安室奈美恵、V6、Da-iCE、I Don't Like Mondays. ……『ONE PIECE』歴代主題歌に溢れるアーティストの原作愛
最後に、今年の1月9日より新しい主題歌としてオンエアが始まったI Don't Like Mondays.(以下、アイドラ)の「PAINT」を紹介したい。アイドラと言えば、R&Bやファンクを基調としたクールでアダルトな楽曲を想起する人が多いかもしれない。しかし同曲は、一転して疾走感が溢れる爽快なロックナンバーに仕上がっており、また、YU(Vo)の伸びやかでストレートな歌声も非常に新鮮だ。これは、2014年のデビュー以降の活動の中でも非常に大きな変化だと言えるだろう。
先日公開された同曲の制作におけるドキュメンタリー映像で、SHUKI(Dr)が「『ONE PIECE』の絵がどれだけ映えるか、『ONE PIECE』の世界観を音楽でどれだけ力強く、また、メッセージを伝えられるかを一番に気を付けた」と語っていた。
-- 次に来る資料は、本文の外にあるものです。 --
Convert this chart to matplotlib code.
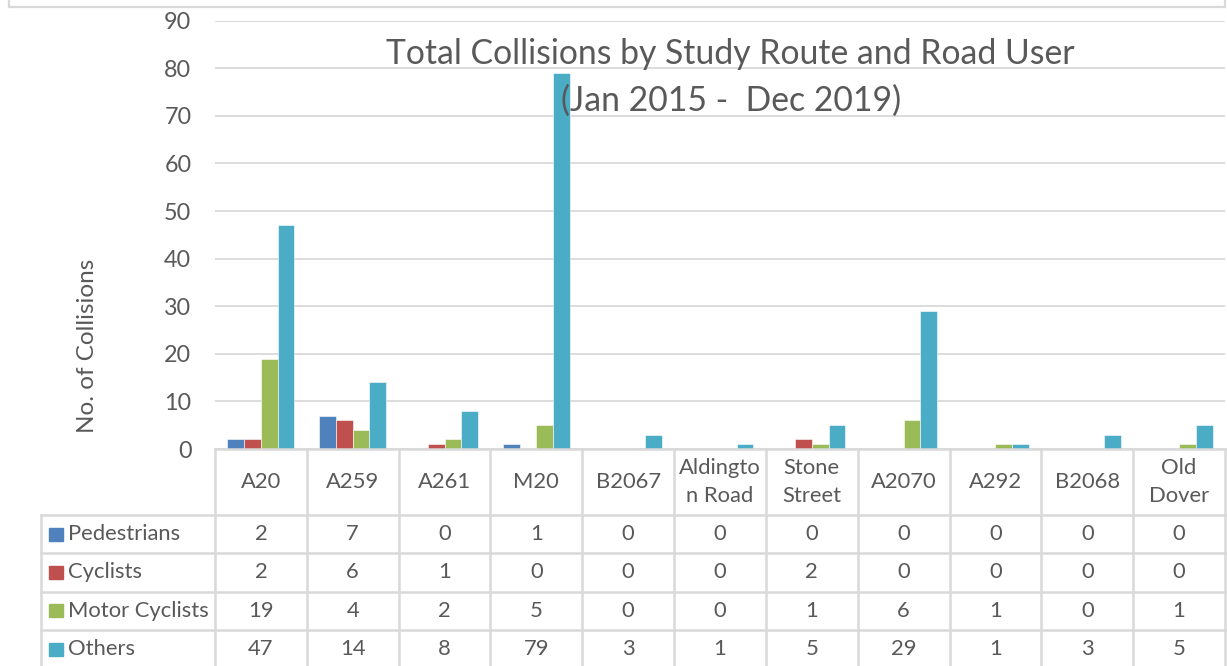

つまり彼らは、『ONE PIECE』という作品と真摯に向き合ったことで、今までの自分たちを乗り越え、そして新しい音楽スタイルに挑むことができた、ということなのだと思う。〈僕は僕を超えていくんだ〉〈好きな色で塗り返してしまえばいいだろう〉という歌詞の言葉には、彼ら自身の変わっていくことへの覚悟が宿っているようにも聞こえる。ちなみに、YU(Vo)は、同曲の制作にあたって、次のようにコメントしている。
「正直なお話、当初僕なんかに『ONE PIECE』に見合うような曲が作れるのか…と及び腰になっていたのも事実です。しかし、『ONE PIECE』にはこれまでも数え切れないほど、逆境に立ち向かうための勇気をもらってきたことを思い出しました。そして、その時もまた“麦わらの一味”に背中を押された気がしたのです」
これまでに、彼らは何度も『ONE PIECE』に勇気をもらってきた。それは決して過去だけの話ではなくて、今まさに大きなチャンスを掴み取った彼らの背中を押してくれたのも、また『ONE PIECE』であったということだ。そして、そうして生まれた楽曲が、これから数え切れない視聴者の背中を押していくと思うと胸が熱くなる。
今後も、様々なアーティストがバトンタッチを繰り返しながら、麦わら海賊団の冒険を共に盛り上げてくれるだろう。それぞれのアーティストが『ONE PIECE』に馳せる想いを想像しながら、引き続きオンエアを追っていきたい。